That's partly because charters remain a predominantly urban phenomenon, the researchers found, with charter schools three times as likely as regular public schools to be in located in a big city.
"One of driving forces behind charter schools has been parent demand for new options among groups that seemed to be less-well served by traditional schools," said author Robin Lake, director of the National Charter School Research Project at the University of Washington's Evans School of Public Affairs.
Overall, the charter experiment launched in the early 1990s continues to expand, researchers found, and now educates more than a million children in 40 states and the District of Columbia. The number of schools added in the 2004-5 school year was one of the largest in the movement's history, Lake said.
But the researchers also found that the recent growth is concentrated in only seven states, with much of the nation maintaining strict limits on charter schools.
Overall, the report concludes that the 2004-5 school year was a "tumultuous" one for the movement, marked by headlines about conflicting studies on whether charter schools boost student performance or hinder it.
"There is not a lot of reliable research, and a real mismatch between what the available research can tell us and what policymakers and citizens need to know," said co-author Paul Hill, a research professor at the university's Evans School of Public Affairs. "That is why this project was created - to provide comprehensive and objective research."
Community, parent or teacher groups seeking new public-education options generally obtain charters with the approval and oversight of a local school district or other state agency, and receive public funds based on the number of children who attend.
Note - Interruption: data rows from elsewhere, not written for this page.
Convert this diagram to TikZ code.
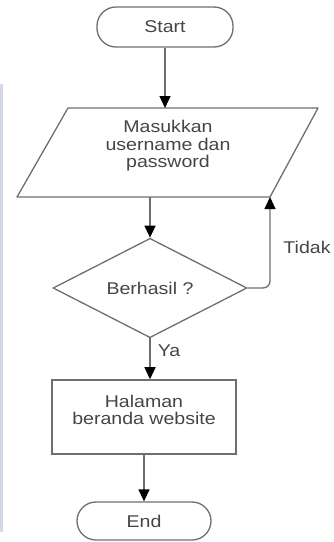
\documentclass[tikz,border=0pt]{standalone}
\usepackage{fontspec}
\newfontfamily\chartfont[FakeStretch=1.15]{Liberation Sans}
\usetikzlibrary{shapes.geometric,arrows.meta}
\definecolor{linegray}{HTML}{6E6E6E}
\definecolor{textgray}{HTML}{454545}
\definecolor{stripblue}{HTML}{D3D7EA}
\tikzset{
  chart/.style={font=\chartfont\fontsize{17}{17.5}\selectfont, text=textgray},
  terminal/.style={chart, draw=linegray, line width=1.3pt, rounded corners=19pt, inner sep=0pt},
  inout/.style={draw=linegray, line width=1.3pt, line join=round},
  decision/.style={chart, draw=linegray, line width=1.3pt, diamond, inner sep=0pt},
  process/.style={draw=linegray, line width=1.6pt, inner sep=0pt},
  flow/.style={draw=linegray, line width=1.3pt, -{Triangle[length=12pt,width=11pt,black]}}
}
\begin{document}
\begin{tikzpicture}[x=1pt,y=-1pt]
  \useasboundingbox (0,0) rectangle (334,542);
  \fill[stripblue] (0,84) rectangle (3,532);
  \node[terminal, minimum width=136pt, minimum height=40pt] (start) at (165,27) {Start};
  % input parallelogram
  \coordinate (inTL) at (68,108);
  \coordinate (inTR) at (318,108);
  \coordinate (inBR) at (270,197);
  \coordinate (inBL) at (17,197);
  \draw[inout] (inTL) -- (inTR) -- (inBR) -- (inBL) -- cycle;
  \node[chart, align=center] (input) at (168,146) {Masukkan\\username dan\\password};
  \node[decision, minimum width=194pt, minimum height=73pt] (check) at (150,288) {Berhasil ?};
  \node[process, minimum width=184pt, minimum height=74pt] (home) at (144,417) {};
  \node[chart, align=center] (hometext) at (144,410) {Halaman\\beranda website};
  \node[terminal, minimum width=134pt, minimum height=38pt] (end) at (144,521) {End};
  \node[chart] (no) at (307,247) {Tidak};
  \node[chart] (yes) at (169,351) {Ya};
  \draw[flow] (start.south) -- (start.south |- inTL);
  \draw[flow] (check |- inBL) -- (check.north);
  \draw[flow, rounded corners=7pt] (check.east) -| (inBR);
  \draw[flow] (check.south) -- (check.south |- home.north);
  \draw[flow] (home.south) -- (end.north);
\end{tikzpicture}
\end{document}
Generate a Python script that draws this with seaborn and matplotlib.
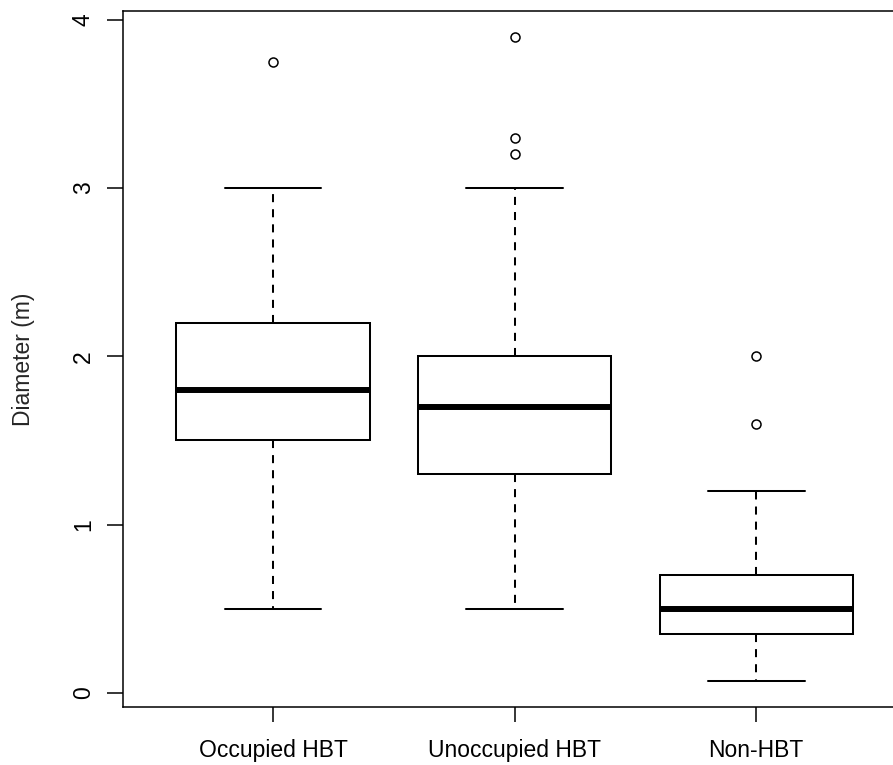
import numpy as np
import pandas as pd
import matplotlib
matplotlib.use("Agg")
import matplotlib.pyplot as plt
import seaborn as sns

# valores (observações que reproduzem quartis, bigodes e outliers)
grupos = ["Occupied HBT", "Unoccupied HBT", "Non-HBT"]
occupied = [0.5, 1.0, 1.5, 1.6, 1.8, 2.0, 2.2, 3.0, 3.75]
unoccupied = [0.5, 0.8, 1.0, 1.2, 1.3, 1.4, 1.5, 1.6, 1.7, 1.8, 1.9, 1.95, 2.0,
              3.0, 3.2, 3.3, 3.9]
non_hbt = [0.07, 0.2, 0.3, 0.35, 0.4, 0.45, 0.5, 0.6, 0.65, 0.7, 1.2, 1.6, 2.0]
yticks = [0, 1, 2, 3, 4]

df = pd.DataFrame({
    "grupo": [grupos[0]] * len(occupied) + [grupos[1]] * len(unoccupied)
             + [grupos[2]] * len(non_hbt),
    "diametro": occupied + unoccupied + non_hbt,
})

sns.set_style("ticks")
plt.rcParams["font.family"] = ["Liberation Sans", "DejaVu Sans"]

fig = plt.figure(figsize=(8.93, 7.65), dpi=100)
# eixo mais largo que a figura: o lado direito fica cortado como no original
ax = fig.add_axes([123.3 / 893, 58.3 / 765, 782.7 / 893, 695.7 / 765])

sns.boxplot(data=df, x="grupo", y="diametro", order=grupos, ax=ax,
            color="white", linecolor="black", linewidth=1.45, width=0.8,
            whis=1.5, saturation=1,
            whiskerprops=dict(linestyle=(0, (4, 3.5))),
            medianprops=dict(linewidth=4.3),
            flierprops=dict(marker="o", markersize=6.5, markerfacecolor="none",
                            markeredgecolor="black", markeredgewidth=1.1))

ax.set_xlim(0.38 - 1, 3.62 - 1)
ax.set_ylim(-0.083, 4.053)
ax.set_yticks(yticks)
ax.set_yticklabels([str(v) for v in yticks], rotation=90, va="center")
ax.set_xlabel("")
ax.set_ylabel("Diameter (m)", fontsize=16.5)
ax.yaxis.set_label_coords(-0.113, 0.5)

for s in ax.spines.values():
    s.set_visible(True)
    s.set_linewidth(1.1)
    s.set_color("black")
ax.tick_params(axis="x", length=11, width=1.1, pad=12, labelsize=16.5, colors="black")
ax.tick_params(axis="y", length=11.5, width=1.1, pad=9, labelsize=16.5, colors="black")

fig.savefig("out.png", dpi=100)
With charter policies diverging markedly from state to state - and most of the research to date assembled by advocacy groups rather than independent scholars - the UW researchers asked state officials to provide data that had never before been compiled. The resulting 83-page report, titled "Hopes, Fears, and Reality: A Balanced Look at American Charter Schools in 2005," reveals that charter schools:
- Serve a higher percentage of minority students than non-charter schools - 58.5 percent versus 45 percent - a key point for boosters who promote charters' potential for helping groups ill-served by traditional schools. Charters' minority enrollment was strongly linked to their urban locations.
- Enroll a bigger share of low-income children than regular public schools. More than half (51.7 percent) of charter students are eligible for subsidized lunches, compared with 39.9 percent of non-charter kids.
- But serve a smaller proportion of special education students than do regular public schools - 10.8 percent of charter students are so classified, compared to 13.4 percent of non-charter students.
- Have, on average, about half as many students as the typical public school.
- And are three times more likely than regular public schools to diverge from the traditional age/grade divisions of elementary, middle and high school. Many charters, for example, cover grades K-8.
"They're basically doing away with the notion of middle school," said Lake, "which is an appealing concept to some parents."
But national trends found in the study were punctuated by stark variations from state to state in nearly every category.
"This study makes clear that it is nearly impossible to generalize about charter schools as a national phenomenon," Hill said. "Charter schools are really a state and local policy tool that can be used well or badly."
In addition to compiling and analyzing data, the report also explores pressing issues such as measuring student achievement, replicating successful charter schools, handling charter school closures and making "apples-to-apples" comparisons in funding.
The report will be presented at a Nov. 21 policy luncheon at the Urban Institute in Washington, D.C.
The National Charter School Research Project was established at the University of Washington's Evans School in fall 2004 with support from a consortium of foundations convened by the Philanthropy Roundtable.